Here's a strange thing about working on Face ID: when it works perfectly, the user experiences nothing. No interaction. No moment of delight. Their phone is simply unlocked, the way a door is simply open. The product's success is the absence of a product experience.
This broke every PM instinct I'd been taught. We're trained to make value visible — to show progress bars, celebrate completions, surface the magic. But for a whole class of products, visibility is failure. Every time Face ID asked you to try again, that was the product becoming visible. Our job was to make it disappear.
The highest compliment a user can pay your product is to never think about it. That's also the hardest thing to get a roadmap approved for.
Three things I learned shipping invisible products:
1. You have to invent your own scoreboard. Nobody opens an analytics dashboard and gets excited about "unlock attempts that the user did not consciously register." We had to build metrics for non-events — false reject rates across lighting conditions, latency distributions at the 99th percentile, performance across the full diversity of human faces. If you can't measure the absence of friction, you'll never get resources to reduce it.
2. The edge cases are the product. The happy path was solved early. The years of work were sunglasses, masks, twins, kids growing up, faces changing with age and weather and angle. When your product runs a billion times a day, a 0.1% failure rate is a million bad moments a day. Invisible products are built almost entirely in the long tail.

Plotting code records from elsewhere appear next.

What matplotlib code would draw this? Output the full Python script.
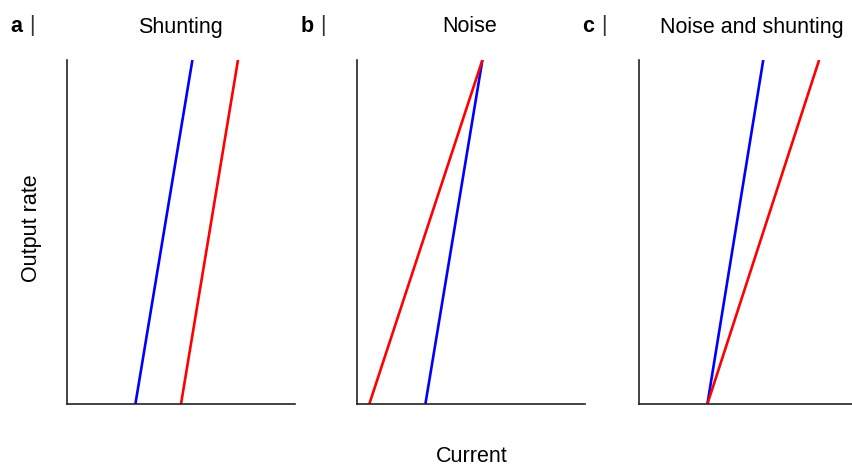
import matplotlib
matplotlib.use("Agg")
import matplotlib.pyplot as plt

plt.rcParams['font.family'] = ['Liberation Sans', 'DejaVu Sans']

titles = ["Shunting", "Noise", "Noise and shunting"]
letters = ["a", "b", "c"]
# (x at bottom, x at top) for each line, y from 0 to 1
blue_x = [[0.30, 0.55], [0.30, 0.55], [0.30, 0.545]]
red_x = [[0.50, 0.75], [0.054, 0.55], [0.30, 0.79]]
y_vals = [0.0, 1.0]

W, H = 852, 466
fig = plt.figure(figsize=(W / 100, H / 100), dpi=100)

lefts = [67, 357, 639]
width = 228
top, bottom = 60, 404
title_cx = [180, 470, 752]

for i in range(3):
    ax = fig.add_axes([lefts[i] / W, 1 - bottom / H, width / W, (bottom - top) / H])
    ax.plot(blue_x[i], y_vals, color='#0000ff', lw=1.9, solid_capstyle='butt')
    ax.plot(red_x[i], y_vals, color='#ff0000', lw=1.9, solid_capstyle='butt')
    ax.set_xlim(0, 1)
    ax.set_ylim(0, 1)
    ax.set_xticks([])
    ax.set_yticks([])
    for s in ['top', 'right']:
        ax.spines[s].set_visible(False)
    for s in ['left', 'bottom']:
        ax.spines[s].set_color('#222222')
        ax.spines[s].set_linewidth(1.2)
    fig.text(title_cx[i] / W, 1 - 27 / H, titles[i],
             ha='center', va='center', fontsize=15.5)

label_x = [10, 301, 582]
for i in range(3):
    fig.text(label_x[i] / W, 1 - 27 / H, letters[i], ha='left', va='center',
             fontsize=15.5, fontweight='bold')
    fig.text((label_x[i] + 22) / W, 1 - 26 / H, "|", ha='center', va='center',
             fontsize=15.5, color='#333333')

fig.text(32 / W, 1 - 228 / H, "Output rate", rotation=90, ha='center', va='center', fontsize=15.5)
fig.text(472 / W, 1 - 457 / H, "Current", ha='center', va='center', fontsize=15.5)

fig.savefig("out.png", dpi=100)
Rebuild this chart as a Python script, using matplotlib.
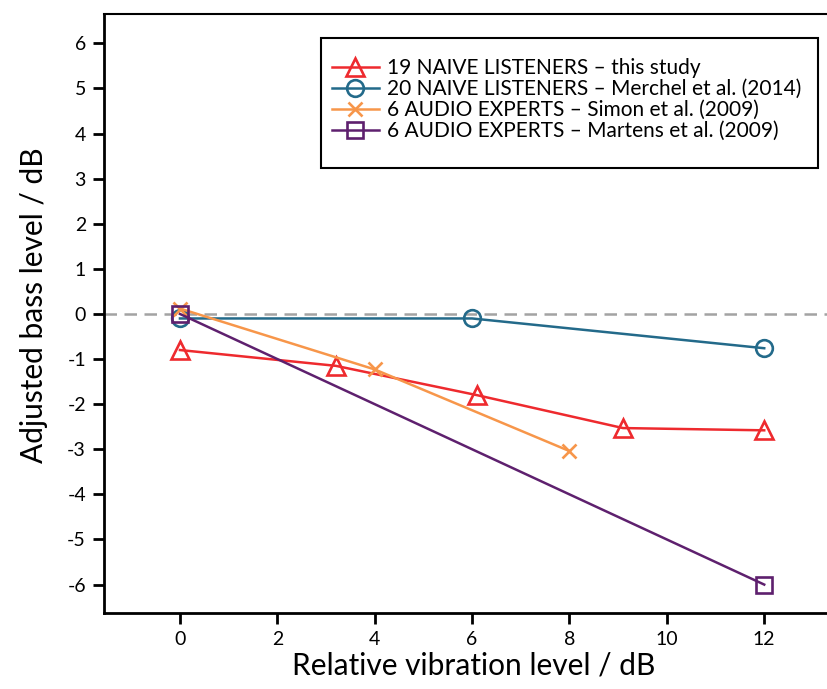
import matplotlib
matplotlib.use("Agg")
import matplotlib.pyplot as plt
from matplotlib.patches import Rectangle

plt.rcParams['font.family'] = ['Lato', 'DejaVu Sans']

x_this = [0, 3.2, 6.1, 9.1, 12]
y_this = [-0.8, -1.15, -1.8, -2.53, -2.58]
x_merchel = [0, 6, 12]
y_merchel = [-0.1, -0.1, -0.76]
x_simon = [0, 4, 8]
y_simon = [0.12, -1.23, -3.04]
x_martens = [0, 12]
y_martens = [0, -6]

labels = ["19 NAIVE LISTENERS \u2013 this study",
          "20 NAIVE LISTENERS \u2013 Merchel et al. (2014)",
          "6 AUDIO EXPERTS \u2013 Simon et al. (2009)",
          "6 AUDIO EXPERTS \u2013 Martens et al. (2009)"]
xticks = [0, 2, 4, 6, 8, 10, 12]
yticks = [-6, -5, -4, -3, -2, -1, 0, 1, 2, 3, 4, 5, 6]

fig = plt.figure(figsize=(8.28, 6.89), dpi=100)
ax = fig.add_axes([104/828, 76/689, 724/828, 599/689])

ax.axhline(0, color='#a3a3a3', lw=1.8, ls=(0, (5, 3)), zorder=1)

red = '#ee2a2e'
blue = '#236a8a'
orange = '#f7964a'
purple = '#5e206e'
ax.plot(x_this, y_this, color=red, lw=1.8, marker='^', ms=13, mfc='none', mec=red, mew=1.9, label=labels[0], zorder=3)
ax.plot(x_merchel, y_merchel, color=blue, lw=1.8, marker='o', ms=12, mfc='none', mec=blue, mew=1.9, label=labels[1], zorder=3)
ax.plot(x_simon, y_simon, color=orange, lw=1.8, marker='x', ms=10, mec=orange, mew=1.9, label=labels[2], zorder=3)
ax.plot(x_martens, y_martens, color=purple, lw=1.8, marker='s', ms=12, mfc='none', mec=purple, mew=1.9, label=labels[3], zorder=3)

ax.set_xlim(-1.56, 13.31)
ax.set_ylim(-6.63, 6.65)
ax.set_xticks(xticks)
ax.set_yticks(yticks)
ax.set_yticklabels([str(v) for v in yticks])
ax.tick_params(direction='out', length=8, width=2, labelsize=14, pad=5)
ax.spines['right'].set_visible(False)
ax.spines['left'].set_linewidth(2)
ax.spines['bottom'].set_linewidth(2)
ax.spines['top'].set_linewidth(1.5)

ax.set_xlabel('Relative vibration level / dB', fontsize=21.5)
ax.set_ylabel('Adjusted bass level / dB', fontsize=21.5)
ax.xaxis.set_label_coords((474 - 104) / 724, -0.064)
ax.yaxis.set_label_coords(-0.078, (613 - 305) / 599)

leg = ax.legend(loc='upper left', bbox_to_anchor=((332 - 104) / 724, (613 - 58) / 599),
                fontsize=15, frameon=False, handlelength=2.25, handletextpad=0.4,
                labelspacing=0.05, borderpad=0, borderaxespad=0)
ax.add_patch(Rectangle(((321 - 104) / 724, (613 - 168) / 599), (818 - 321) / 724, (168 - 38) / 599,
                       transform=ax.transAxes, fill=False, edgecolor='black', lw=1.5, zorder=5))

fig.savefig('out.png', dpi=100)
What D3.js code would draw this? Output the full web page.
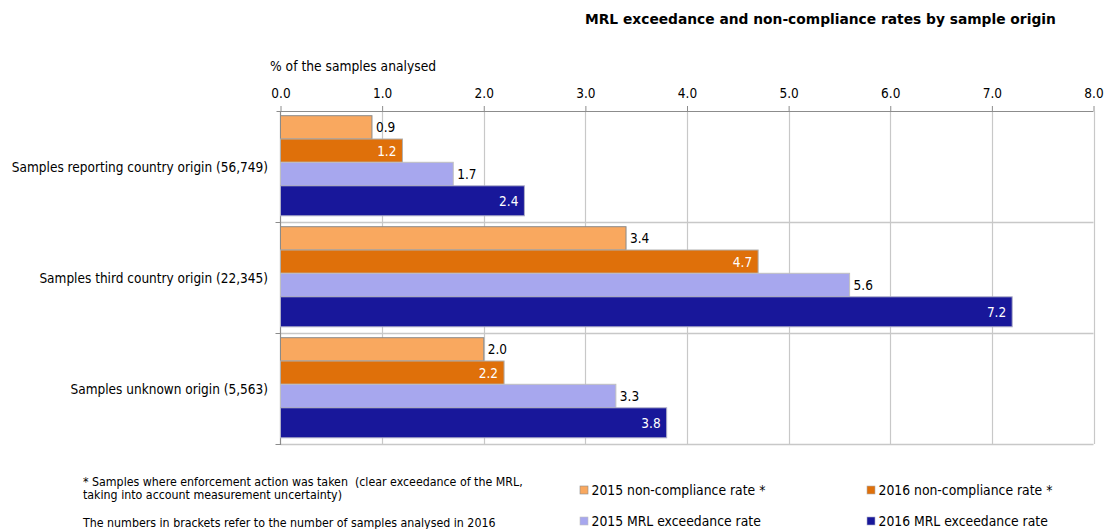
<!DOCTYPE html>
<html><head><meta charset="utf-8">
<script src="https://cdn.jsdelivr.net/npm/d3@7"></script>
<style>
body{margin:0;background:#fff;}
svg text{font-family:"DejaVu Sans Condensed","DejaVu Sans",sans-serif;fill:#000;white-space:pre;}
</style></head>
<body><svg id="c" width="1107" height="529"></svg>
<script>
const categories = ["Samples reporting country origin (56,749)","Samples third country origin (22,345)","Samples unknown origin (5,563)"];
const seriesNames = ["2015 non-compliance rate *","2016 non-compliance rate *","2015 MRL exceedance rate","2016 MRL exceedance rate"];
const nc2015 = [0.9, 3.4, 2.0];
const nc2016 = [1.2, 4.7, 2.2];
const mrl2015 = [1.7, 5.6, 3.3];
const mrl2016 = [2.4, 7.2, 3.8];
const tickValues = [0,1,2,3,4,5,6,7,8];
const title = "MRL exceedance and non-compliance rates by sample origin";
const axisTitle = "% of the samples analysed";
const notes = ["* Samples where enforcement action was taken  (clear exceedance of the MRL,","taking into account measurement uncertainty)","The numbers in brackets refer to the number of samples analysed in 2016"];

(function(){
const seriesValues = [nc2015, nc2016, mrl2015, mrl2016];
const colors = ["#F9A85F","#DF700A","#A7A7EE","#18179A"];
const strokes = ["#8a8a8a","#b0b0b0","#c0c0c0","#b0b0c8"];
const labelInside = [false,true,false,true];
const barH = [23.3,23.3,23.5,30];
const barOff = [4.7];
for(let i=1;i<4;i++) barOff.push(barOff[i-1]+barH[i-1]);

const svg = d3.select("#c");
const pLeft=280.5, pRight=1093.5, pTop=111, pBottom=444;
const x = d3.scaleLinear().domain([0,8]).range([pLeft,pRight]);
const y = d3.scaleBand().domain(categories).range([pTop,pBottom]).padding(0);

svg.append("text").attr("x",585).attr("y",24).attr("font-weight","bold").attr("font-size",13.8)
  .style("font-family","DejaVu Sans").text(title);
svg.append("text").attr("x",270).attr("y",71).attr("font-size",13.7).text(axisTitle);

svg.append("g").selectAll("line").data(tickValues.slice(1)).join("line")
  .attr("x1",d=>Math.round(x(d))+0.5).attr("x2",d=>Math.round(x(d))+0.5)
  .attr("y1",pTop).attr("y2",pBottom).attr("stroke","#c8c8c8").attr("stroke-width",1.2);
svg.append("g").selectAll("line").data(categories).join("line")
  .attr("x1",pLeft).attr("x2",pRight)
  .attr("y1",d=>y(d)+y.bandwidth()+0.5).attr("y2",d=>y(d)+y.bandwidth()+0.5)
  .attr("stroke","#c8c8c8").attr("stroke-width",1.4);

const ax = d3.axisTop(x).tickValues(tickValues).tickFormat(d3.format(".1f")).tickSize(5).tickPadding(8);
const gx = svg.append("g").attr("transform",`translate(0,${pTop})`).call(ax);
gx.select(".domain").attr("stroke","#8c8c8c").attr("d",`M${pLeft-4},0.5H${pRight}`);
gx.selectAll(".tick line").attr("stroke","#8c8c8c");
gx.selectAll(".tick text").attr("font-size",13.5).attr("font-family","DejaVu Sans Condensed, DejaVu Sans").attr("fill","#000");

svg.append("line").attr("x1",pLeft).attr("x2",pLeft).attr("y1",pTop).attr("y2",pBottom+1).attr("stroke","#8c8c8c").attr("stroke-width",1.2);
svg.append("g").selectAll("line").data(categories).join("line")
  .attr("x1",pLeft-5).attr("x2",pLeft).attr("y1",d=>y(d)+y.bandwidth()+0.5).attr("y2",d=>y(d)+y.bandwidth()+0.5)
  .attr("stroke","#8c8c8c");

svg.append("g").selectAll("text").data(categories).join("text")
  .attr("x",268).attr("y",d=>y(d)+y.bandwidth()/2+1).attr("text-anchor","end").attr("dominant-baseline","middle")
  .attr("font-size",13.5).text(d=>d);

seriesValues.forEach((vals,si)=>{
  const g = svg.append("g");
  g.selectAll("rect").data(vals).join("rect")
    .attr("x",x(0)).attr("y",(d,i)=>y(categories[i])+barOff[si])
    .attr("width",d=>x(d)-x(0)).attr("height",barH[si])
    .attr("fill",colors[si]).attr("stroke",strokes[si]).attr("stroke-width",1);
  g.selectAll("text").data(vals).join("text")
    .attr("x",d=>labelInside[si]?x(d)-6:x(d)+4)
    .attr("y",(d,i)=>y(categories[i])+barOff[si]+barH[si]/2+1)
    .attr("dominant-baseline","middle")
    .attr("text-anchor",labelInside[si]?"end":"start")
    .attr("font-size",13.5)
    .style("fill",labelInside[si]?"#fff":"#000")
    .text(d=>d.toFixed(1));
});

svg.append("text").attr("x",83).attr("y",486).attr("font-size",12.3).text(notes[0]);
svg.append("text").attr("x",83).attr("y",499).attr("font-size",12.3).text(notes[1]);
svg.append("text").attr("x",83).attr("y",527).attr("font-size",12.3).text(notes[2]);

const legPos = [[580,490],[867,490],[580,521],[867,521]];
const lg = svg.append("g").selectAll("g").data(seriesNames).join("g")
  .attr("transform",(d,i)=>`translate(${legPos[i][0]},${legPos[i][1]})`);
lg.append("rect").attr("x",0).attr("y",-4).attr("width",8).attr("height",8)
  .attr("fill",(d,i)=>colors[i]).attr("stroke",(d,i)=>strokes[i]).attr("stroke-width",0.6);
lg.append("text").attr("x",11.5).attr("y",1).attr("dominant-baseline","middle").attr("font-size",13.8).text(d=>d);
})();
</script></body></html>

3. Sell the silence internally. The hardest stakeholder conversation isn't about what to build — it's convincing leadership that "nothing happened, faster and more reliably" is worth another quarter of investment. I learned to translate invisibility into business language: support tickets that never got filed, passcode fallbacks that never happened, trust that compounds silently into retention.
I think about this constantly now that I work on agentic AI. The current generation of AI products is loud — chat windows, typing indicators, capability demos. But the endgame is the same as Face ID's: the agent that triages a thousand store photos overnight and never needs to announce itself. The work just gets done.
Invisible is the destination. The demo is just how you raise the money to get there.